City’s fire protection rating jumps; your insurance rates could drop

ARLINGTON – For the first time in over 30 years, the Arlington Fire Department received a lower protection class rating that will result in lower fire insurance costs for most homeowners, businesses and the community.

The Washington Survey and Rating Bureau lowered Arlington Fire from a Class 5 to a Class 4 rating after an extensive evaluation.

The bureau is a private organization funded by the insurance industry that audits 419 public fire departments statewide. Ratings on 10-point scale based on criteria such as emergency communications, water supply, fire safety control, staffing and apparatus are used to determine underwriting costs for fire insurance.

Arlington Fire Chief Dave Kraski said the lower the number, the better the rating.

“It may not sound like much, but to us in fire service it’s a big deal,” Kraski said.

It should be a big deal for many homeowners and businesses owners, too. The average homeowner should see a $75 break in their property insurance rates; for commercial structures, the reduction could run between $150-$250.

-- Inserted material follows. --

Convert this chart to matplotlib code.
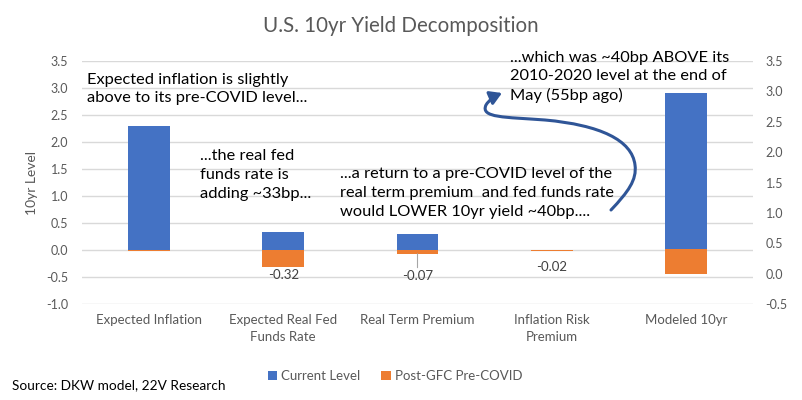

Lack of a fire training coordinator, inability to perform fire inspections and no public education/outreach program were a few items that worked against the department from jumping to a Class 3 rating. However, Kraski said that could still happen, when Station 48 opens near the airport and is outfitted with a fire truck.

A sizable portion of Marysville’s fire service area is Class 3, with Fire District 12 areas currently rated at Class 4.

The bureau evaluates departments every five years.

The ratings exclude industry giant State Farm Insurance, which uses its own independent process.

The new rating becomes effective April 1.